### What you have to do
Find the string "that" in the data, then copy every line where it is found.

### Data provided

■ ■ ■

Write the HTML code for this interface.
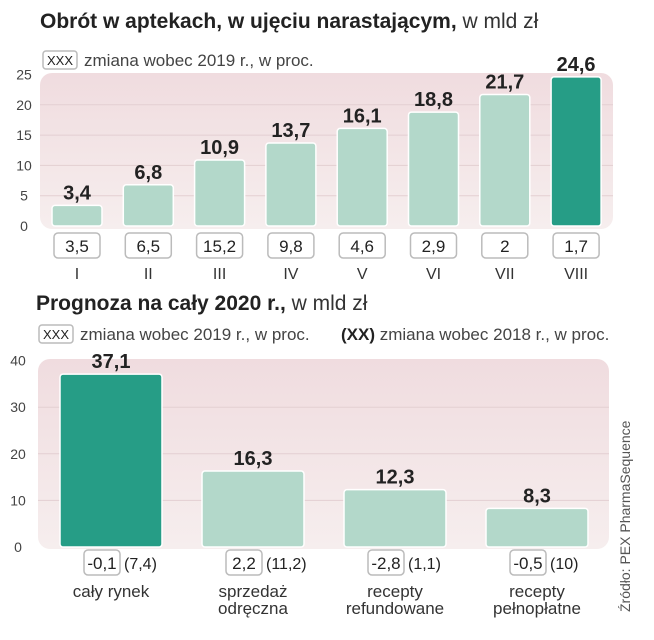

■ ■ ■

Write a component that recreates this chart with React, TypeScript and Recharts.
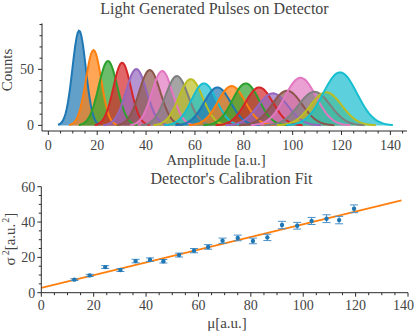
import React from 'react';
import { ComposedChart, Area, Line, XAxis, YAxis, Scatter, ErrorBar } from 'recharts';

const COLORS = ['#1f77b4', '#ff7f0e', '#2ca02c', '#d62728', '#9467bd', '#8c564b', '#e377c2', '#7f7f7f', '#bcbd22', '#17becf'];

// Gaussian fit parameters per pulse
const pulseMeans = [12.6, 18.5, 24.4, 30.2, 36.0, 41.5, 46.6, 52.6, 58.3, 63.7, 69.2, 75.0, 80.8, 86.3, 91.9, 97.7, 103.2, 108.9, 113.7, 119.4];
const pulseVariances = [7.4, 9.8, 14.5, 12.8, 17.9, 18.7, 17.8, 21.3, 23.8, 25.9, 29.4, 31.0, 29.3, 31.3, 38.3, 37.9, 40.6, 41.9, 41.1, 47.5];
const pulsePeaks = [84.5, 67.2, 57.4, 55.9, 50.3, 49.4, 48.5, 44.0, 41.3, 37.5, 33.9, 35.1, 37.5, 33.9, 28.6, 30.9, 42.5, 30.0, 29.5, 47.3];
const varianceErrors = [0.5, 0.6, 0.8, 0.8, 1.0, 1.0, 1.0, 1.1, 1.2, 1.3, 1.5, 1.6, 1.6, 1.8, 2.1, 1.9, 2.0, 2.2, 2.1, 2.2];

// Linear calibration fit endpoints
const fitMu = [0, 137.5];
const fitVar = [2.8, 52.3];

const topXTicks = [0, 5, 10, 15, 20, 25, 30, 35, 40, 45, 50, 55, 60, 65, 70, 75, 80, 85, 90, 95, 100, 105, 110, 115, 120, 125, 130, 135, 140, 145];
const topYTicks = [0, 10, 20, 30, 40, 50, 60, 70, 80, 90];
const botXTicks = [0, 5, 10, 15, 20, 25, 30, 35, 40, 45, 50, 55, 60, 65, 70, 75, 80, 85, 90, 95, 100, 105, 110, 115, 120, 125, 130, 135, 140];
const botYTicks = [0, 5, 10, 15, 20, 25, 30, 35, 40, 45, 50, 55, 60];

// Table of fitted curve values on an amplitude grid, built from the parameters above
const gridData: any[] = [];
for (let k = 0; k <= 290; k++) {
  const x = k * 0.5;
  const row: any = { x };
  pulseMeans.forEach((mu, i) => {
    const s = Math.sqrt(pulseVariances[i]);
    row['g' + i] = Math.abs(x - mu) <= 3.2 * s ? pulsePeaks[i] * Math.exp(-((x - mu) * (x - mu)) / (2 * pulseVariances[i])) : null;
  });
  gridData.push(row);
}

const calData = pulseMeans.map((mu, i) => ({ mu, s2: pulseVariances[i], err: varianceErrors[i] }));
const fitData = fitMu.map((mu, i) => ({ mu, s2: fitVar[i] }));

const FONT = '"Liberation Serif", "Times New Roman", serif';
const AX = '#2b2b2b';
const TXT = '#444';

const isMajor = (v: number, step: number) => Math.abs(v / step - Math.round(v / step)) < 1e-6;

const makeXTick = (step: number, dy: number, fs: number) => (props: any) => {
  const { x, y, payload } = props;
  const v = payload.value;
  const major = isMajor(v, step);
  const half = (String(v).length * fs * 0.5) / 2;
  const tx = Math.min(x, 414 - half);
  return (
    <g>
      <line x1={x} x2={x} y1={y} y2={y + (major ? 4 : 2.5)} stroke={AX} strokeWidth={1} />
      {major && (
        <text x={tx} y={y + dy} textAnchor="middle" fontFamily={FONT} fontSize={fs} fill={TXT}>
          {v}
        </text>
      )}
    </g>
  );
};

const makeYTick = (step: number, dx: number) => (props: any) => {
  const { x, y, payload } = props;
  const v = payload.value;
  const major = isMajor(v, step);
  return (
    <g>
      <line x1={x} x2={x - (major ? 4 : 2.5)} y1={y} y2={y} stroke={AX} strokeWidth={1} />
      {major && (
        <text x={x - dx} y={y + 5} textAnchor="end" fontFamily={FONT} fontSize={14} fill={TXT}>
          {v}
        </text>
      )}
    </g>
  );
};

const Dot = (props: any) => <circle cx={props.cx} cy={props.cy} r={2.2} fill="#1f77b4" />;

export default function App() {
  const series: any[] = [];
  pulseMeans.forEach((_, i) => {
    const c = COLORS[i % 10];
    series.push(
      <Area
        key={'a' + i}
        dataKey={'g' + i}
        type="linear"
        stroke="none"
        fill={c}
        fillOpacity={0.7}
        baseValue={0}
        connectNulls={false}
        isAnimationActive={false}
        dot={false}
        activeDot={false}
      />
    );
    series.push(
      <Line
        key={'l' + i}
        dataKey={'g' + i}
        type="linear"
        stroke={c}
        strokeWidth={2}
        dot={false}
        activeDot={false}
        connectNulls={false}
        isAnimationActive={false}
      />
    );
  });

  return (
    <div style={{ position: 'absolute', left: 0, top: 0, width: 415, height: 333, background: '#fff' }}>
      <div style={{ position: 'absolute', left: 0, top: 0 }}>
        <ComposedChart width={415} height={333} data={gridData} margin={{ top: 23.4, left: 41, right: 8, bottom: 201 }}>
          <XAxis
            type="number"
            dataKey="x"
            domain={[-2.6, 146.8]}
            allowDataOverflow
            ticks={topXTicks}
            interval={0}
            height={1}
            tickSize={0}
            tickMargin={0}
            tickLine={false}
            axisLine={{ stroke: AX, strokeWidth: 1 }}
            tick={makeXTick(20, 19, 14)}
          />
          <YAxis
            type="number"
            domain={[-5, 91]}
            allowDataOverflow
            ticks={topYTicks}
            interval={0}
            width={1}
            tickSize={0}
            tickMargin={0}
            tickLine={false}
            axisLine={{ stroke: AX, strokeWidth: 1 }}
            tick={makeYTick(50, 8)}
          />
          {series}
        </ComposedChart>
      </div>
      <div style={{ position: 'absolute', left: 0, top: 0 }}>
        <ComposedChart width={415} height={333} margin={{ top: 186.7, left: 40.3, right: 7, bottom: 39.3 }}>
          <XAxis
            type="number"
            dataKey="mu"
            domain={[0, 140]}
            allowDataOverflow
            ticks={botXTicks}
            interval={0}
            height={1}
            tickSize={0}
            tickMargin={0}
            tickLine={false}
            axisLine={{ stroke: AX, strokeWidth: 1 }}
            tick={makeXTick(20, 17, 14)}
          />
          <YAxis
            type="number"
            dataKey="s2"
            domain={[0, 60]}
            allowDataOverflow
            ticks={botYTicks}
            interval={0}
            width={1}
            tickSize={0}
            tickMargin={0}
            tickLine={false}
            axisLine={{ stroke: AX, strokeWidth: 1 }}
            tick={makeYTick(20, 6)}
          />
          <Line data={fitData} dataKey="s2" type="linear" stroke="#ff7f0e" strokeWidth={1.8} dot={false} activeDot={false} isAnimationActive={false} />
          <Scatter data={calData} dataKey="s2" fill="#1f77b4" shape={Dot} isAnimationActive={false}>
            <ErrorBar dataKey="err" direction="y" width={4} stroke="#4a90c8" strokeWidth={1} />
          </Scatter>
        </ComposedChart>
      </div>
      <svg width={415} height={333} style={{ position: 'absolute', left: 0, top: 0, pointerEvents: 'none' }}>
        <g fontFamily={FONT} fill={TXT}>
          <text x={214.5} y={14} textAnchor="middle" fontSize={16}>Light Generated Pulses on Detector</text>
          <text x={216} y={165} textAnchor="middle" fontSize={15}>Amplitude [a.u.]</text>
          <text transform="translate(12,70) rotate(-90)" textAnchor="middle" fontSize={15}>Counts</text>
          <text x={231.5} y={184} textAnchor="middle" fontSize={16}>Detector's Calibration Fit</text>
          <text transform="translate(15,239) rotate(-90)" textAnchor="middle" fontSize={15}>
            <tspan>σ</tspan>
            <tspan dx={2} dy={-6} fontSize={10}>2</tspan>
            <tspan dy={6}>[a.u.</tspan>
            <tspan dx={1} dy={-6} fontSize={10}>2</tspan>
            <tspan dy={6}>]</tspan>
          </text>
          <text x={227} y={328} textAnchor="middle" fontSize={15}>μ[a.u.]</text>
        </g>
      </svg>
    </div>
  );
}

■ ■ ■

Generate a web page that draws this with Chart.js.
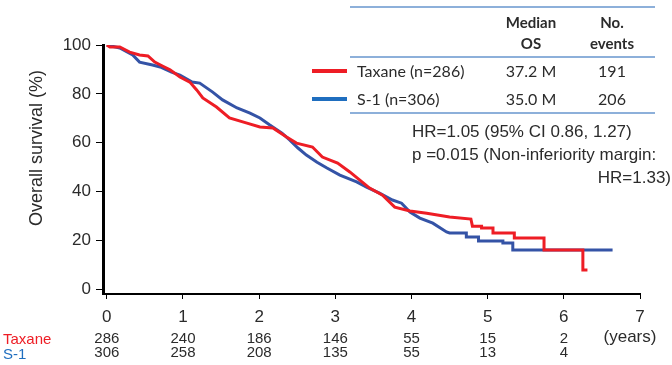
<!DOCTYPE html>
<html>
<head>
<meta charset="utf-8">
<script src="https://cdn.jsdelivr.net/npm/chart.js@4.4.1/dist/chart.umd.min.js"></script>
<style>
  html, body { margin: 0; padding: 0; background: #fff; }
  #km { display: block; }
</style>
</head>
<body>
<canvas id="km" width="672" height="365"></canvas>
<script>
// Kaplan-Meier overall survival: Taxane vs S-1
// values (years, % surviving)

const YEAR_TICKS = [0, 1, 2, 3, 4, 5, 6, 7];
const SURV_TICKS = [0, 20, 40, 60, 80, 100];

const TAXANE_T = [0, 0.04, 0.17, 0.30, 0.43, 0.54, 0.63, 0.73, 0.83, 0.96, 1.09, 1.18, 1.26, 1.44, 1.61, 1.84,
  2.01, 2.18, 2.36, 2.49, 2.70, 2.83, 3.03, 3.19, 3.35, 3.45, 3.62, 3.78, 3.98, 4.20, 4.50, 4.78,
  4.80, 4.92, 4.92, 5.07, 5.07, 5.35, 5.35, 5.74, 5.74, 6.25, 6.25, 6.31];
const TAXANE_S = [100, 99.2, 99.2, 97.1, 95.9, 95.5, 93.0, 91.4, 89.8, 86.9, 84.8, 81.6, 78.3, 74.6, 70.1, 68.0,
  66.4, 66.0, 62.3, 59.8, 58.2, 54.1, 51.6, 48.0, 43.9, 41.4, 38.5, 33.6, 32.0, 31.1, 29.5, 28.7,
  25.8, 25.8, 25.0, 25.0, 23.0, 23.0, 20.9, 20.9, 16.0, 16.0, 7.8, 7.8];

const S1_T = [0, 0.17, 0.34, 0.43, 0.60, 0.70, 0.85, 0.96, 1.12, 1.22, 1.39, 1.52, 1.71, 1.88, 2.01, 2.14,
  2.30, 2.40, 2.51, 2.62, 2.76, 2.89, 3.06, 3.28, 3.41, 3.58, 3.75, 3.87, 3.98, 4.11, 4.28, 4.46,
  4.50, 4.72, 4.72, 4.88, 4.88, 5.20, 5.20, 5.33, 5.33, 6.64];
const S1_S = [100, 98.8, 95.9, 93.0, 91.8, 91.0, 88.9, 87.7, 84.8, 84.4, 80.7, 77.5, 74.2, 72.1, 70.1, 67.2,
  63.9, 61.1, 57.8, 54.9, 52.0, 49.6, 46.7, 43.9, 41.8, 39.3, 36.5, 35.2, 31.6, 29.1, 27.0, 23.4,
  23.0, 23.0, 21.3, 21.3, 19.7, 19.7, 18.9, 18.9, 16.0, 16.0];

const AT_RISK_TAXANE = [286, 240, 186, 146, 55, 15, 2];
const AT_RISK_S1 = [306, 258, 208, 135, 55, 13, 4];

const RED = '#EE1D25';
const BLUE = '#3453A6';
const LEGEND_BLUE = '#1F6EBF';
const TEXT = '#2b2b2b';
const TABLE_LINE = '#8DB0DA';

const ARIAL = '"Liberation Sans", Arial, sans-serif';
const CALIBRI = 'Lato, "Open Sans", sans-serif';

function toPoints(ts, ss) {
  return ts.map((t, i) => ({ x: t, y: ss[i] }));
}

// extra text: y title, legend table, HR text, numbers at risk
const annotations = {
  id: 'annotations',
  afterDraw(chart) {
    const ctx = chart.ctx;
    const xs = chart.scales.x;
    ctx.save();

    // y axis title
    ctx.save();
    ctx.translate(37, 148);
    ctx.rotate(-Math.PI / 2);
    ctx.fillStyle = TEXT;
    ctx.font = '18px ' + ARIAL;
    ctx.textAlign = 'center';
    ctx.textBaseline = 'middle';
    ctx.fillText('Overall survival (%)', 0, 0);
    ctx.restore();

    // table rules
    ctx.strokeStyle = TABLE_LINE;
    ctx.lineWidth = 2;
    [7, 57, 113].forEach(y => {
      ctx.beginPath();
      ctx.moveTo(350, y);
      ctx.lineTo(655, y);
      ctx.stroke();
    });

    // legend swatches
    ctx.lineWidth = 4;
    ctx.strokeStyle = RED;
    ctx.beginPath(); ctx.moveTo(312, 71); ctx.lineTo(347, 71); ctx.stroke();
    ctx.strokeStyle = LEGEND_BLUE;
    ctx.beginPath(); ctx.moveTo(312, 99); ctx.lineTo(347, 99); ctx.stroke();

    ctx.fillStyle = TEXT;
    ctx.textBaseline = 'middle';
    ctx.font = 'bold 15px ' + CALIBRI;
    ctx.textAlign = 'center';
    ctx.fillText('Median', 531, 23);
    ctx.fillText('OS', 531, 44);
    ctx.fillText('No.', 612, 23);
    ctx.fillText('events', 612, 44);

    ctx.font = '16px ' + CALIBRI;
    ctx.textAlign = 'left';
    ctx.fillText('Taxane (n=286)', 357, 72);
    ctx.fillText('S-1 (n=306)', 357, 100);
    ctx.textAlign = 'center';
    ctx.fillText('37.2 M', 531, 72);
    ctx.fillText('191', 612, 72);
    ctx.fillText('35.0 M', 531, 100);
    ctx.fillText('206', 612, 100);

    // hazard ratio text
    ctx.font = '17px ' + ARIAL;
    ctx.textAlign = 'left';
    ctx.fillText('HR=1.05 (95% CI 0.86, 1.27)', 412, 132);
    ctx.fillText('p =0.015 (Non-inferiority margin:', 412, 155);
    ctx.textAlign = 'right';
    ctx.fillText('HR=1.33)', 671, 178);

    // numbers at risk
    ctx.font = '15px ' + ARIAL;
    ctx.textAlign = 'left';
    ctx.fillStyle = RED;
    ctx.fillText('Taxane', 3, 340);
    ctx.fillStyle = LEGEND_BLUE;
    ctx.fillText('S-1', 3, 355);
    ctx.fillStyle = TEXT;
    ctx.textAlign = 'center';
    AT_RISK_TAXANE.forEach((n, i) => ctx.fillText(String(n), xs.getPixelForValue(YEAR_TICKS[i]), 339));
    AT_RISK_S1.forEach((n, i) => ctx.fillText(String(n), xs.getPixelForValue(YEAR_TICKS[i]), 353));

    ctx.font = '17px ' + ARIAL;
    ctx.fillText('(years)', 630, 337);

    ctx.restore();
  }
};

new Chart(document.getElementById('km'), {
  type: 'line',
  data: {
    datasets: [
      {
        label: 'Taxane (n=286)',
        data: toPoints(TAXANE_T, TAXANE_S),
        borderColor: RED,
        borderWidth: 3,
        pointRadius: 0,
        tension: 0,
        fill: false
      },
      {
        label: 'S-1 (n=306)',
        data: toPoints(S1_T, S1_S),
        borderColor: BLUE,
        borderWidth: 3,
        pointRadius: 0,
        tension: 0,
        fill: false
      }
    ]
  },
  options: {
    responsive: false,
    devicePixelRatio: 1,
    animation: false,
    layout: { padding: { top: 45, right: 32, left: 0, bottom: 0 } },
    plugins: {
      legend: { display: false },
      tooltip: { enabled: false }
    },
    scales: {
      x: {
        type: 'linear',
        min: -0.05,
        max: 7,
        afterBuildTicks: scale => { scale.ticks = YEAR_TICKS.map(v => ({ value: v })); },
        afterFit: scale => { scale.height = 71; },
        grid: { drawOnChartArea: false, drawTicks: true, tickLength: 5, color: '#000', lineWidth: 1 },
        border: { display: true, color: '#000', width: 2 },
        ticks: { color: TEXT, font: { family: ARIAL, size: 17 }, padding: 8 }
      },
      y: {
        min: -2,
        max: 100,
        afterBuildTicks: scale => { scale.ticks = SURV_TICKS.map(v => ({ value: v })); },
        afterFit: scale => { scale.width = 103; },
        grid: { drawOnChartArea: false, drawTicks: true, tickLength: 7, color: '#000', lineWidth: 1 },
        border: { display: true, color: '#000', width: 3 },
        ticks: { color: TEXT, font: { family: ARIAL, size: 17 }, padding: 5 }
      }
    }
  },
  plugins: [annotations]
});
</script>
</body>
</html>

■ ■ ■

### Result
Write a component that recreates this chart with React, TypeScript and Recharts.
Generate a web page that draws this with Chart.js.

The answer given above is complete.